(begin)

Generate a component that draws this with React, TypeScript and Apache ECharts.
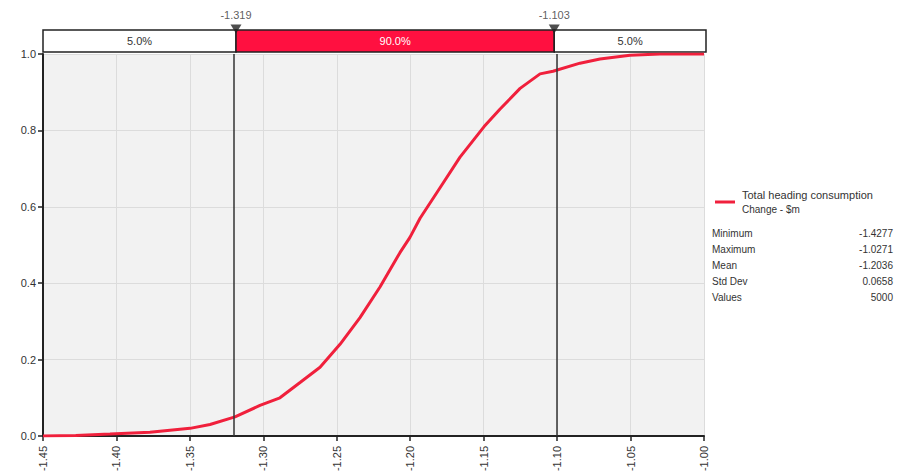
import React, { useEffect, useRef } from "react";
import * as echarts from "echarts";

// CDF points
const xValues = [
  -1.45, -1.4277, -1.4044, -1.3772, -1.3499, -1.3363, -1.3193, -1.3023, -1.2887, -1.275,
  -1.2614, -1.2478, -1.2342, -1.2206, -1.207, -1.2002, -1.1933, -1.1797, -1.1661, -1.1497,
  -1.1388, -1.1252, -1.1116, -1.1028, -1.0844, -1.0708, -1.0504, -1.03, -1.0,
];
const cdfValues = [
  0.0, 0.001, 0.005, 0.01, 0.02, 0.03, 0.05, 0.08, 0.1, 0.14,
  0.18, 0.24, 0.31, 0.39, 0.48, 0.52, 0.57, 0.65, 0.73, 0.81,
  0.856, 0.91, 0.948, 0.955, 0.976, 0.987, 0.997, 1.0, 1.0,
];

const markerValues = [-1.319, -1.103];
const bandLabels = ["5.0%", "90.0%", "5.0%"];
const xMin = -1.45;
const xMax = -1.0;
const xInterval = 0.05;

const legendTitle = "Total heading consumption";
const legendSubtitle = "Change - $m";
const statNames = ["Minimum", "Maximum", "Mean", "Std Dev", "Values"];
const statValues = ["-1.4277", "-1.0271", "-1.2036", "0.0658", "5000"];

const RED = "#ff1040";
const LINE = "#f0203c";
const FONT = "Liberation Sans";

export default function App() {
  const ref = useRef<HTMLDivElement>(null);
  useEffect(() => {
    if (!ref.current) return;
    const chart = echarts.init(ref.current, undefined, { renderer: "svg" });
    const data = xValues.map((x, i) => [x, cdfValues[i]]);
    const bounds = [xMin, markerValues[0], markerValues[1], xMax];

    const graphics: any[] = [
      {
        type: "line",
        shape: { x1: 715, y1: 202, x2: 735, y2: 202 },
        style: { stroke: LINE, lineWidth: 3 },
      },
      {
        type: "text",
        x: 742,
        y: 195,
        style: { text: legendTitle, font: `11px "${FONT}"`, fill: "#333", textVerticalAlign: "middle" },
      },
      {
        type: "text",
        x: 742,
        y: 209,
        style: { text: legendSubtitle, font: `10px "${FONT}"`, fill: "#333", textVerticalAlign: "middle" },
      },
    ];
    statNames.forEach((n, i) => {
      const y = 233 + i * 16;
      graphics.push({
        type: "text",
        x: 712,
        y,
        style: { text: n, font: `10px "${FONT}"`, fill: "#333", textVerticalAlign: "middle" },
      });
      graphics.push({
        type: "text",
        x: 893,
        y,
        style: {
          text: statValues[i],
          font: `10px "${FONT}"`,
          fill: "#333",
          textAlign: "right",
          textVerticalAlign: "middle",
        },
      });
    });

    chart.setOption({
      animation: false,
      textStyle: { fontFamily: FONT },
      grid: [
        {
          left: 43,
          right: 897 - 704,
          top: 54,
          bottom: 476 - 436,
          show: true,
          backgroundColor: "#f2f2f2",
          borderWidth: 0,
        },
        {
          left: 43,
          right: 897 - 706,
          top: 30,
          height: 22,
          show: false,
        },
      ],
      xAxis: [
        {
          type: "value",
          gridIndex: 0,
          min: xMin,
          max: xMax,
          interval: xInterval,
          axisLine: { show: true, onZero: false, lineStyle: { color: "#222", width: 2 } },
          axisTick: { show: true, length: 5, lineStyle: { color: "#222", width: 1.5 } },
          splitLine: { show: true, lineStyle: { color: "#dcdcdc", width: 1 } },
          axisLabel: {
            rotate: 90,
            margin: 10,
            fontSize: 11,
            color: "#333",
            formatter: (v: number) => v.toFixed(2),
          },
        },
        {
          type: "value",
          gridIndex: 1,
          min: xMin,
          max: xMax,
          show: false,
        },
      ],
      yAxis: [
        {
          type: "value",
          gridIndex: 0,
          min: 0,
          max: 1,
          interval: 0.2,
          axisLine: { show: true, lineStyle: { color: "#222", width: 2 } },
          axisTick: { show: true, length: 5, lineStyle: { color: "#222", width: 1.5 } },
          splitLine: { show: true, lineStyle: { color: "#dcdcdc", width: 1 } },
          axisLabel: {
            margin: 7,
            fontSize: 11,
            color: "#333",
            formatter: (v: number) => v.toFixed(1),
          },
        },
        {
          type: "value",
          gridIndex: 1,
          min: 0,
          max: 1,
          show: false,
        },
      ],
      series: [
        {
          type: "line",
          xAxisIndex: 0,
          yAxisIndex: 0,
          data,
          showSymbol: false,
          silent: true,
          lineStyle: { color: LINE, width: 3 },
          markLine: {
            silent: true,
            symbol: ["none", "none"],
            label: { show: false },
            lineStyle: { color: "#333", width: 1.5, type: "solid" },
            data: markerValues.map((v) => ({ xAxis: v })),
          },
        },
        {
          type: "scatter",
          xAxisIndex: 1,
          yAxisIndex: 1,
          silent: true,
          z: 5,
          data: markerValues.map((v) => [v, 1]),
          symbol: "triangle",
          symbolRotate: 180,
          symbolSize: [11, 9],
          symbolOffset: [0, -1],
          itemStyle: { color: "#222" },
          label: {
            show: true,
            position: "top",
            distance: 4,
            fontSize: 11,
            color: "#333",
            formatter: (p: any) => p.value[0].toFixed(3),
          },
          markArea: {
            silent: true,
            data: bandLabels.map((lab, i) => [
              {
                name: lab,
                xAxis: bounds[i],
                itemStyle: {
                  color: i === 1 ? RED : "#ffffff",
                  borderColor: "#222",
                  borderWidth: 1.5,
                },
                label: {
                  show: true,
                  position: "inside",
                  fontSize: 11,
                  color: i === 1 ? "#ffffff" : "#333",
                },
              },
              { xAxis: bounds[i + 1] },
            ]),
          },
        },
      ],
      graphic: graphics,
    });
    return () => chart.dispose();
  }, []);
  return (
    <div
      ref={ref}
      style={{ position: "absolute", left: 0, top: 0, width: 897, height: 476, background: "#fff" }}
    />
  );
}
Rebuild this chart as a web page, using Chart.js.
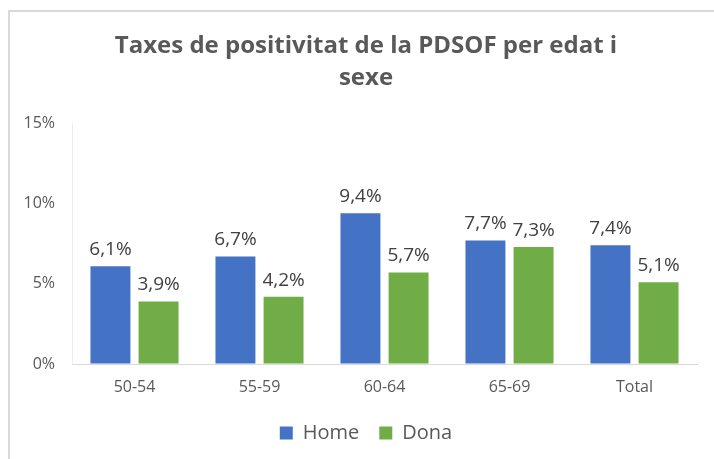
<!DOCTYPE html>
<html>
<head>
<meta charset="utf-8">
<script src="https://cdn.jsdelivr.net/npm/chart.js@4/dist/chart.umd.min.js"></script>
<style>
  html, body { margin: 0; padding: 0; background: #fff; }
  #wrap {
    position: absolute; left: 8px; top: 10px; width: 706px; height: 449px;
    border-left: 2px solid #d9d9d9; border-top: 2px solid #d9d9d9;
    box-sizing: border-box;
  }
  canvas { display: block; }
</style>
</head>
<body>
<div id="wrap"><canvas id="c" width="704" height="447"></canvas></div>
<script>
const titleLines = ["Taxes de positivitat de la PDSOF per edat i", "sexe"];
const categories = ["50-54", "55-59", "60-64", "65-69", "Total"];
const homeValues = [6.1, 6.7, 9.4, 7.7, 7.4];
const donaValues = [3.9, 4.2, 5.7, 7.3, 5.1];
const seriesNames = ["Home", "Dona"];
const yTicks = [0, 5, 10, 15];

const FONT = "'Open Sans', 'DejaVu Sans', sans-serif";

const dataLabels = {
  id: 'dataLabels',
  afterDatasetsDraw(chart) {
    const ctx = chart.ctx;
    ctx.save();
    ctx.font = "19px " + FONT;
    ctx.fillStyle = '#404040';
    ctx.textAlign = 'center';
    ctx.textBaseline = 'bottom';
    chart.data.datasets.forEach((ds, i) => {
      chart.getDatasetMeta(i).data.forEach((el, j) => {
        const txt = ds.data[j].toFixed(1).replace('.', ',') + '%';
        ctx.fillText(txt, el.x, el.y - 7);
      });
    });
    ctx.restore();
  }
};

new Chart(document.getElementById('c'), {
  type: 'bar',
  data: {
    labels: categories,
    datasets: [
      { label: seriesNames[0], data: homeValues, backgroundColor: '#4472C4' },
      { label: seriesNames[1], data: donaValues, backgroundColor: '#70AD47' }
    ]
  },
  options: {
    responsive: false,
    animation: false,
    categoryPercentage: 0.77,
    barPercentage: 0.83,
    layout: { padding: { left: 8, right: 0, top: 0, bottom: 6 } },
    plugins: {
      title: {
        display: true,
        text: titleLines,
        color: '#595959',
        font: { family: FONT, size: 24, weight: 'bold', lineHeight: 1.3 },
        padding: { top: 19, bottom: 30 }
      },
      legend: {
        position: 'bottom',
        labels: {
          color: '#595959',
          font: { family: FONT, size: 20 },
          boxWidth: 13,
          boxHeight: 13,
          padding: 20
        }
      },
      tooltip: { enabled: false }
    },
    scales: {
      x: {
        afterFit: (s) => { s.height = 39; },
        grid: { color: 'rgba(0,0,0,0)', drawTicks: false },
        border: { display: true, color: '#d9d9d9', width: 1 },
        ticks: { color: '#595959', font: { family: FONT, size: 16 }, padding: 14 }
      },
      y: {
        min: 0, max: 15,
        afterBuildTicks: (s) => { s.ticks = yTicks.map(v => ({ value: v })); },
        afterFit: (s) => { s.width = 54; },
        grid: { color: 'rgba(0,0,0,0)', drawTicks: false },
        border: { display: true, color: '#ececec', width: 1 },
        ticks: {
          color: '#595959', font: { family: FONT, size: 16 }, padding: 17,
          callback: (v) => v + '%'
        }
      },
      spacer: {
        type: 'linear',
        position: 'right',
        min: 0, max: 1,
        afterFit: (s) => { s.width = 17; },
        grid: { display: false, drawTicks: false },
        border: { display: false },
        ticks: { display: false }
      }
    }
  },
  plugins: [dataLabels]
});
</script>
</body>
</html>
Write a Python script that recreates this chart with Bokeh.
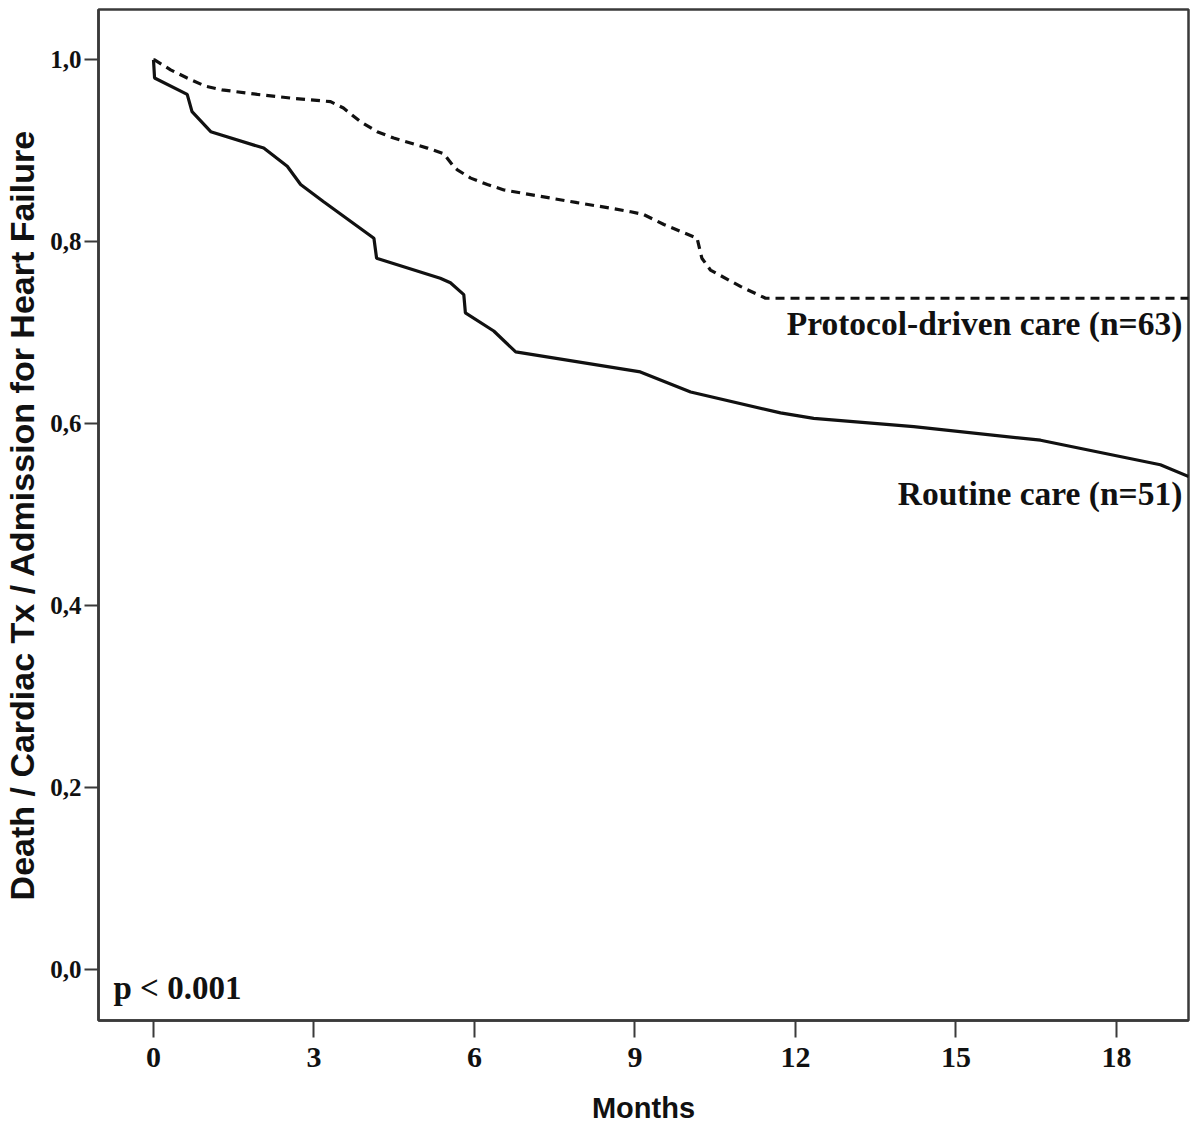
from bokeh.plotting import figure
from bokeh.models import FixedTicker, Label
from bokeh.embed import file_html
from bokeh.resources import INLINE

# ---- data ----
protocol_months = [0, 0.02, 0.32, 0.63, 0.97, 1.28, 1.94, 2.56, 3.31, 3.55, 3.87, 4.18, 4.49,
                   5.12, 5.42, 5.61, 5.68, 5.93, 6.24, 6.55, 7.23, 7.92, 8.54, 8.92, 9.16,
                   9.54, 10.16, 10.25, 10.41, 10.97, 11.44, 19.35]
protocol_surv = [1.0, 1.0, 0.989, 0.980, 0.971, 0.967, 0.962, 0.958, 0.954, 0.947, 0.932, 0.921,
                 0.914, 0.903, 0.897, 0.883, 0.879, 0.870, 0.863, 0.857, 0.850, 0.843, 0.837,
                 0.833, 0.830, 0.819, 0.804, 0.782, 0.769, 0.751, 0.738, 0.738]

routine_months = [0, 0.02, 0.63, 0.72, 1.07, 2.06, 2.50, 2.75, 3.18, 4.12, 4.17, 5.36, 5.55,
                  5.80, 5.83, 6.36, 6.77, 9.10, 10.04, 11.72, 12.34, 14.21, 16.58, 18.82, 19.35]
routine_surv = [1.0, 0.98, 0.962, 0.943, 0.921, 0.903, 0.883, 0.863, 0.844, 0.804, 0.782, 0.760,
                0.755, 0.742, 0.722, 0.702, 0.679, 0.657, 0.635, 0.612, 0.606, 0.597, 0.582,
                0.555, 0.542]

x_ticks = [0, 3, 6, 9, 12, 15, 18]
y_ticks = [0.0, 0.2, 0.4, 0.6, 0.8, 1.0]
y_tick_labels = ["0,0", "0,2", "0,4", "0,6", "0,8", "1,0"]

protocol_label = "Protocol-driven care (n=63)"
routine_label = "Routine care (n=51)"
p_label = "p < 0.001"

FRAME = "#3a3a3a"

p = figure(width=1190, height=1130, output_backend="svg", toolbar_location=None,
           x_range=(-1.028, 19.346), y_range=(-0.0557, 1.0553),
           min_border_left=98, min_border_right=2, min_border_top=9, min_border_bottom=110)

p.grid.visible = False
p.background_fill_color = "white"
p.border_fill_color = "white"
p.outline_line_color = FRAME
p.outline_line_width = 2.5

p.line(protocol_months, protocol_surv, line_color="#111111", line_width=3.2,
       line_dash="9 6")
p.line(routine_months, routine_surv, line_color="#111111", line_width=3.2)

# axes
p.xaxis.ticker = FixedTicker(ticks=x_ticks)
p.yaxis.ticker = FixedTicker(ticks=y_ticks)
p.yaxis.major_label_overrides = {t: l for t, l in zip(y_ticks, y_tick_labels)}
for ax in (p.xaxis, p.yaxis):
    ax.axis_line_color = FRAME
    ax.axis_line_width = 2.5
    ax.major_tick_line_color = FRAME
    ax.major_tick_line_width = 2
    ax.major_tick_in = 0
    ax.minor_tick_line_color = None
    ax.major_label_text_font = "Liberation Serif"
    ax.major_label_text_font_style = "bold"
    ax.major_label_text_color = "#111111"
    ax.axis_label_text_font = "Liberation Sans"
    ax.axis_label_text_font_style = "bold"
    ax.axis_label_text_color = "#111111"

p.xaxis.major_tick_out = 17
p.xaxis.major_label_text_font_size = "30px"
p.xaxis.major_label_standoff = 10
p.xaxis.axis_label = "Months"
p.xaxis.axis_label_text_font_size = "29px"
p.xaxis.axis_label_standoff = 22

p.yaxis.major_tick_out = 14
p.yaxis.major_label_text_font_size = "25px"
p.yaxis.major_label_standoff = 3
p.yaxis.axis_label = "Death / Cardiac Tx / Admission for Heart Failure"
p.yaxis.axis_label_text_font_size = "34px"
p.yaxis.axis_label_standoff = 6

# annotations
p.add_layout(Label(x=19.23, y=0.710, text=protocol_label, text_align="right",
                   text_baseline="alphabetic", text_font="Liberation Serif",
                   text_font_style="bold", text_font_size="33.5px", text_color="#111111"))
p.add_layout(Label(x=19.23, y=0.523, text=routine_label, text_align="right",
                   text_baseline="alphabetic", text_font="Liberation Serif",
                   text_font_style="bold", text_font_size="33.5px", text_color="#111111"))
p.add_layout(Label(x=-0.748, y=-0.020, text=p_label, text_align="left",
                   text_baseline="alphabetic", text_font="Liberation Serif",
                   text_font_style="bold", text_font_size="33px", text_color="#111111"))

open("out.html", "w").write(file_html(p, INLINE))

(end)

**Directive**:
Begin at the first line of the entries above and return each line exactly, stopping after the line that contains "const bounds = [xMin, markerValues[0], markerValues[1], xMax];". Pictures do not belong in the copy.

**Written solution**:
Generate a component that draws this with React, TypeScript and Apache ECharts.
import React, { useEffect, useRef } from "react";
import * as echarts from "echarts";

// CDF points
const xValues = [
  -1.45, -1.4277, -1.4044, -1.3772, -1.3499, -1.3363, -1.3193, -1.3023, -1.2887, -1.275,
  -1.2614, -1.2478, -1.2342, -1.2206, -1.207, -1.2002, -1.1933, -1.1797, -1.1661, -1.1497,
  -1.1388, -1.1252, -1.1116, -1.1028, -1.0844, -1.0708, -1.0504, -1.03, -1.0,
];
const cdfValues = [
  0.0, 0.001, 0.005, 0.01, 0.02, 0.03, 0.05, 0.08, 0.1, 0.14,
  0.18, 0.24, 0.31, 0.39, 0.48, 0.52, 0.57, 0.65, 0.73, 0.81,
  0.856, 0.91, 0.948, 0.955, 0.976, 0.987, 0.997, 1.0, 1.0,
];

const markerValues = [-1.319, -1.103];
const bandLabels = ["5.0%", "90.0%", "5.0%"];
const xMin = -1.45;
const xMax = -1.0;
const xInterval = 0.05;

const legendTitle = "Total heading consumption";
const legendSubtitle = "Change - $m";
const statNames = ["Minimum", "Maximum", "Mean", "Std Dev", "Values"];
const statValues = ["-1.4277", "-1.0271", "-1.2036", "0.0658", "5000"];

const RED = "#ff1040";
const LINE = "#f0203c";
const FONT = "Liberation Sans";

export default function App() {
  const ref = useRef<HTMLDivElement>(null);
  useEffect(() => {
    if (!ref.current) return;
    const chart = echarts.init(ref.current, undefined, { renderer: "svg" });
    const data = xValues.map((x, i) => [x, cdfValues[i]]);
    const bounds = [xMin, markerValues[0], markerValues[1], xMax];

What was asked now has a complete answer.